For the first time since the end of the war in Chechnya, Russian Interior Ministry forces have launched preventive strikes on Chechen guerrillas concentrated in the Chechnya-Dagestan border area. Russian Interior Minister Vladimir Rushailo said on July 5 that at 6 o’clock that morning 200 Chechen fighters had congregated near the Dagestani border with plans to attack Russian Internal Ministry troops posts. According to Rushailo, these plans were anticipated and the guerrillas were subject to artillery and mortar fire. Rushailo said that intercepted radio transmissions indicated that the Chechens had suffered heavy losses, while the Russian side suffered no casualties (NTV, ORT, RTR, July 5).

There is much in the reports about the battle along the Chechen-Dagestani border which remains unclear. Chechen Security Minister Turpal Atgeriev said that the Russian troops did not strike inside Chechen territory. There is even information suggesting the battle did not take place on Monday: According to RTR television, it was July 3, and the reports of July 5 were disinformation on Rushailo’s part.

It is worth noting that all these events are occurring on the eve of the planned meeting between Chechen President Aslan Maskhadov and Russian President Boris Yeltsin, which, according to Russian Nationalities Minister Vyacheslav Mikhailov, could take place this month (NTV, RTR, July 5).

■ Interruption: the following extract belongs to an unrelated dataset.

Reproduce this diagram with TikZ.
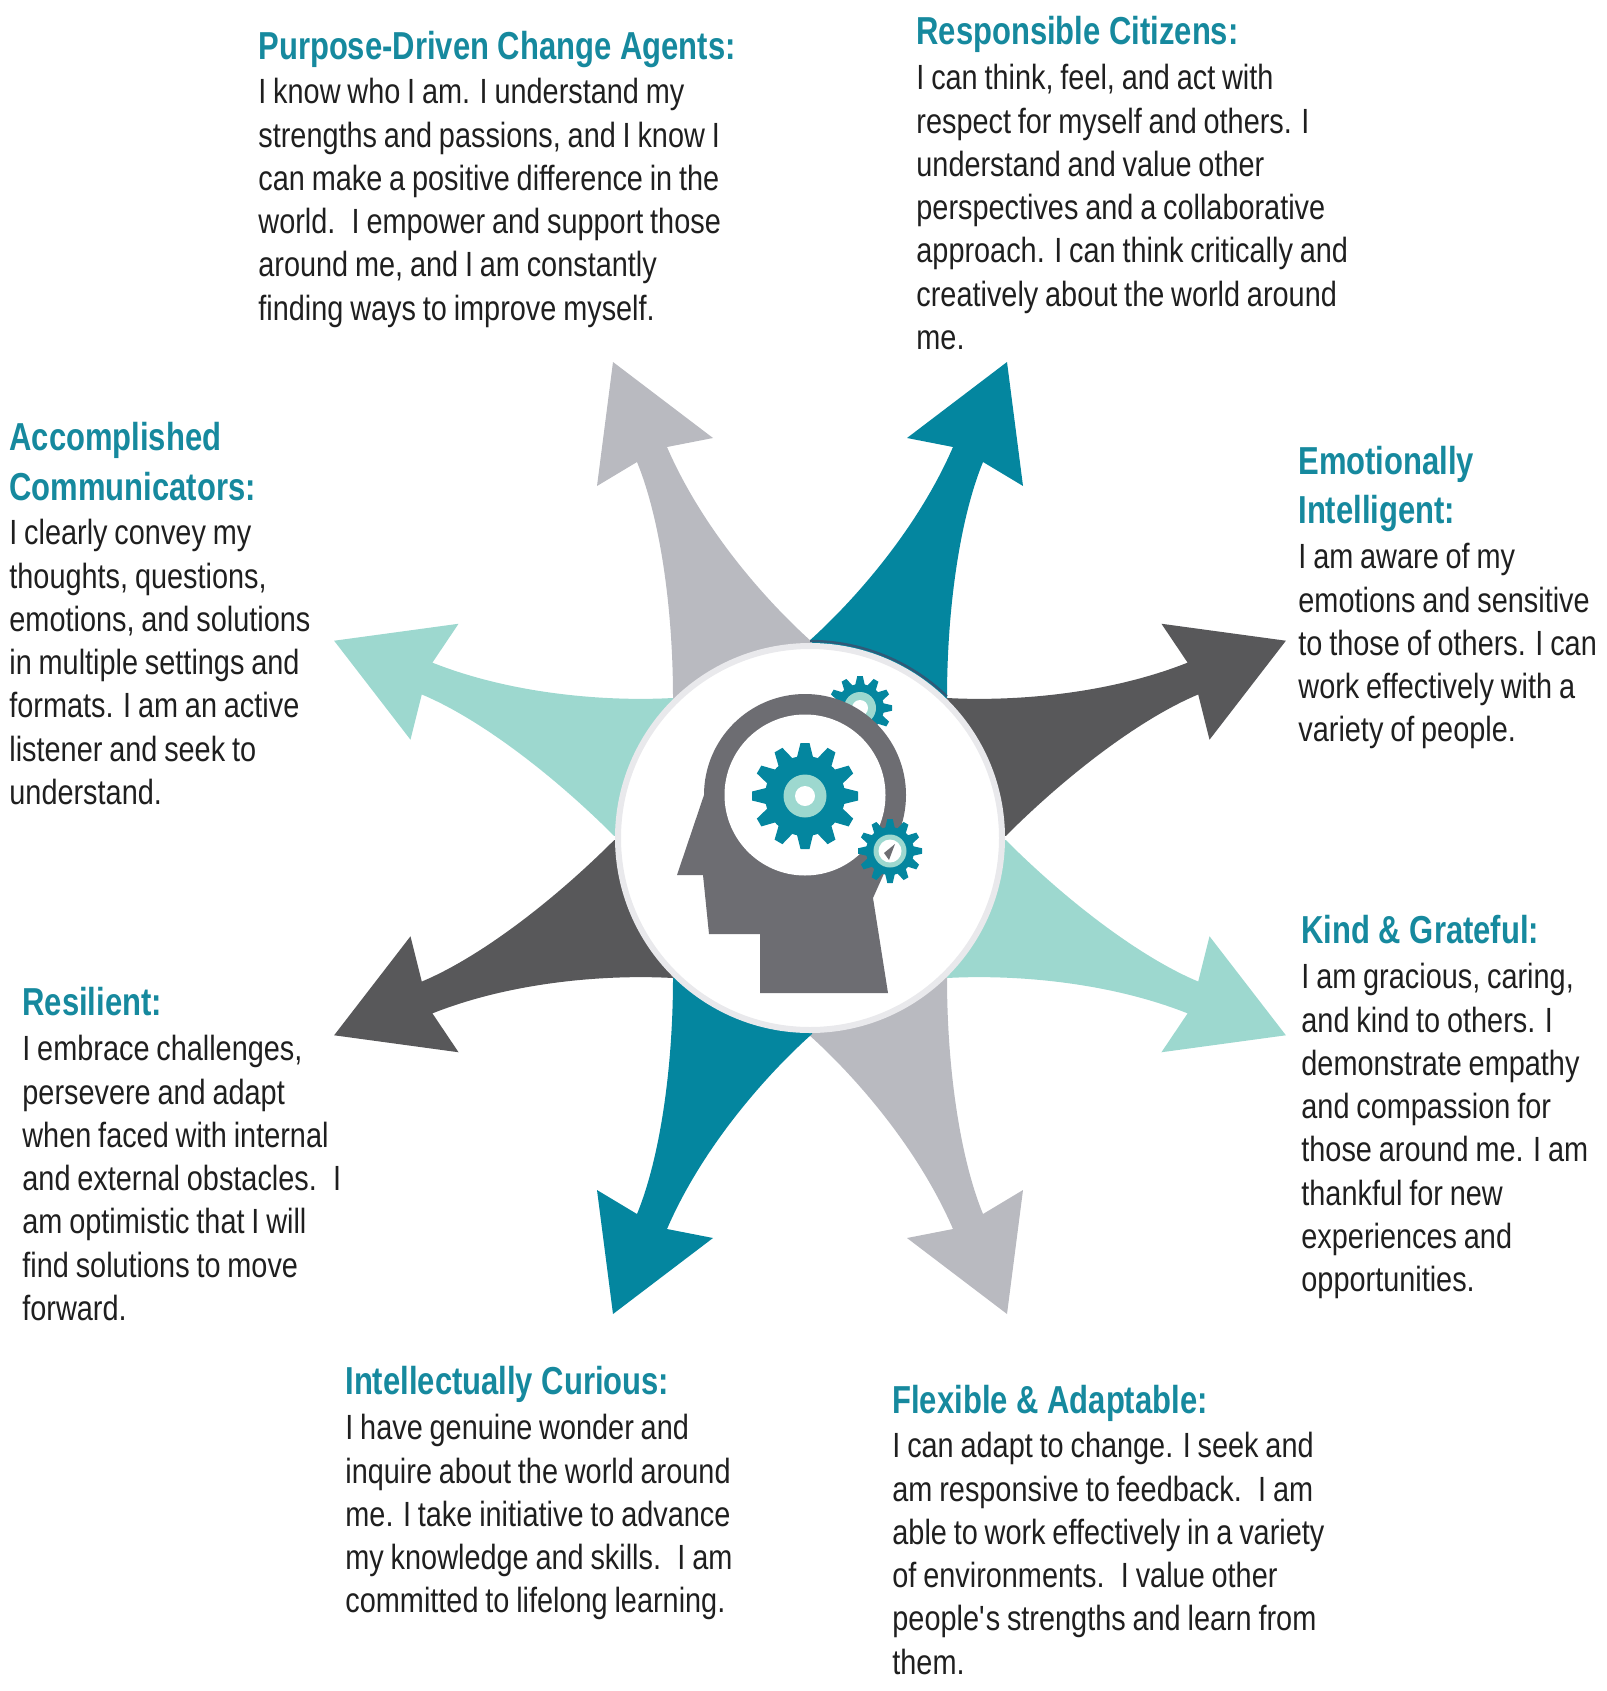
\documentclass[tikz,border=0pt]{standalone}
\usepackage{fontspec}
\setmainfont[FakeStretch=0.825,WordSpace=0.85]{Liberation Sans}
\newfontfamily\headfont[FakeStretch=0.795]{Liberation Sans}
\usetikzlibrary{calc, positioning}
\definecolor{bladeteal}{HTML}{04869F}
\definecolor{bladedark}{HTML}{58585A}
\definecolor{bladelight}{HTML}{9DD8CF}
\definecolor{bladegrey}{HTML}{B9BAC0}
\definecolor{headgrey}{HTML}{6D6D72}
\definecolor{ringgrey}{HTML}{E9E9EC}
\definecolor{headteal}{HTML}{16899E}
\definecolor{shadeblue}{HTML}{2F5A78}
\tikzset{
  headlabel/.style={anchor=base west,inner sep=0pt,align=left,text=headteal,
    font=\headfont\bfseries\fontsize{19.5}{25}\selectfont},
  bodylabel/.style={anchor=north west,inner sep=0pt,align=left,text=black!88,
    font=\fontsize{17.5}{21.65}\selectfont},
}
\newcommand{\bladepath}{(-2,196) .. controls (45,238) and (108,310) .. (143,391) -- (97,400) -- (197,476) -- (213,352) -- (173,376) .. controls (150,320) and (137,230) .. (137,140) -- (0,0) -- cycle}
\newcommand{\gearshape}[3]{%
  \begin{scope}[shift={(#1)}]
    \fill[bladeteal] (0,0) circle[radius=#3];
    \foreach \a in {0,30,...,330}
      \fill[bladeteal,rotate=\a] ({#3-1},{-.15*#2}) -- ({#2},{-.085*#2}) -- ({#2},{.085*#2}) -- ({#3-1},{.15*#2}) -- cycle;
  \end{scope}}
\begin{document}
\begin{tikzpicture}[x=0.5pt,y=-0.5pt]
\useasboundingbox (0,0) rectangle (1606,1691);
%
\begin{scope}[shift={(810,838)},y=0.5pt]
    \fill[bladeteal] \bladepath;
    \fill[bladedark,rotate=-45] \bladepath;
    \fill[bladelight,yscale=-1,rotate=-45] \bladepath;
    \fill[bladegrey,yscale=-1] \bladepath;
    \fill[bladeteal,xscale=-1,yscale=-1] \bladepath;
    \fill[bladedark,xscale=-1,yscale=-1,rotate=-45] \bladepath;
    \fill[bladelight,xscale=-1,rotate=-45] \bladepath;
    \fill[bladegrey,xscale=-1] \bladepath;
    %
    \draw[line width=1.2pt,shadeblue] (90:197) arc[start angle=90,end angle=46,radius=197];
    \draw[ringgrey,fill=white,line width=3pt] (0,0) circle[radius=192];
\end{scope}

%
\gearshape{860,708}{32}{24}
\fill[bladelight] (860,708) circle[radius=16];
\fill[white] (860,708) circle[radius=8];
%
\fill[headgrey] (805,795) circle[radius=101];
\fill[headgrey] (704,795)--(677,875)--(703,875)--(709,934)--(760,934)--(760,993)--(888,993)--(873,898)--(890,860)--(805,795)--cycle;
\fill[white] (805,795) circle[radius=80.5];
%
\gearshape{805,796}{53}{40}
\fill[bladelight] (805,796) circle[radius=21.5];
\fill[white] (805,796) circle[radius=10];
%
\gearshape{890,851}{32}{24}
\fill[bladelight] (890,851) circle[radius=16.5];
\fill[white] (890,851) circle[radius=11.5];
\fill[headgrey] (884,853)--(895,844)--(889,860)--cycle;

%
\node[headlabel] (purposehead) at (258,60) {Purpose-Driven Change Agents:};
\node[bodylabel] (purposebody) at (258,78) {I know who I am. I understand my\\strengths and passions, and I know I\\can make a positive difference in the\\world.~ I empower and support those\\around me, and I am constantly\\finding ways to improve myself.};
%
\node[headlabel] (citizenhead) at (916,45) {Responsible Citizens:};
\node[bodylabel] (citizenbody) at (916,64) {I can think, feel, and act with\\respect for myself and others. I\\understand and value other\\perspectives and a collaborative\\approach. I can think critically and\\creatively about the world around\\me.};
%
\node[headlabel] (emotionhead) at (1298,474) {Emotionally};
\node[headlabel] (emotionheadb) at (1298,523) {Intelligent:};
\node[bodylabel] (emotionbody) at (1298,543) {I am aware of my\\emotions and sensitive\\to those of others. I can\\work effectively with a\\variety of people.};
%
\node[headlabel] (kindhead) at (1301,943) {Kind \& Grateful:};
\node[bodylabel] (kindbody) at (1301,963) {I am gracious, caring,\\and kind to others. I\\demonstrate empathy\\and compassion for\\those around me. I am\\thankful for new\\experiences and\\opportunities.};
%
\node[headlabel] (flexhead) at (892,1413) {Flexible \& Adaptable:};
\node[bodylabel] (flexbody) at (892,1432) {I can adapt to change. I seek and\\am responsive to feedback.~ I am\\able to work effectively in a variety\\of environments.~ I value other\\people\textquotesingle s strengths and learn from\\them.};
%
\node[headlabel] (curioushead) at (345,1394) {Intellectually Curious:};
\node[bodylabel] (curiousbody) at (345,1414) {I have genuine wonder and\\inquire about the world around\\me. I take initiative to advance\\my knowledge and skills.~ I am\\committed to lifelong learning.};
%
\node[headlabel] (resilienthead) at (22,1015) {Resilient:};
\node[bodylabel] (resilientbody) at (22,1035) {I embrace challenges,\\persevere and adapt\\when faced with internal\\and external obstacles.~ I\\am optimistic that I will\\find solutions to move\\forward.};
%
\node[headlabel] (speakhead) at (9,450) {Accomplished};
\node[headlabel] (speakheadb) at (9,500) {Communicators:};
\node[bodylabel] (speakbody) at (9,519) {I clearly convey my\\thoughts, questions,\\emotions, and solutions\\in multiple settings and\\formats. I am an active\\listener and seek to\\understand.};
\end{tikzpicture}
\end{document}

Regardless of whether Russian troops attacked Chechen guerrillas, it is clear that Moscow plans to act from a position of strength in dealing with Chechen forces not under Maskhadov’s control. In a speech to the Federation Council on July 3, Rushailo said that certain forces were creating, on Chechen territory, a “pseudo-Muslim state of a criminal type.” He said that factories for the production of heroin were now in operation there, one of which, he claimed, belongs to rebel Chechen field commander Shamil Basaev. Rushailo also said that new private houses were being built in Chechnya with special basements designed to hold hostages. The Interior Ministry, according to its heads, is ready to reply at any moment to any appeal, including one from the Federation Council’s regional policy committee, to impose a state of emergency on the entire North Caucasus region. The Interior Ministry has 17,000 troops concentrated in that region, more than half of which are deployed along the Chechen border. Rushailo said that he has been given and is already carrying out an order to launch preemptive air and artillery strikes against Chechen guerrillas and their military equipment (RTR, July 3).

All of this suggests that Moscow is preparing for a war in Chechnya–granted, not against official Djohar, but against the field commanders who oppose Maskhadov. This was suggested in Rushailo’s Federation Council speech, though he emphasized that military operations will possibly be carried out not throughout Chechnya, but only in areas which border other Russian regions (RTR, July 3).

The first symptoms that the Kremlin was returning to a military solution to the Chechen problem appeared soon after Sergei Stepashin, one of the originators of the Chechen war, was made interior minister. These symptoms increased with Stepashin’s accession to the post of premier.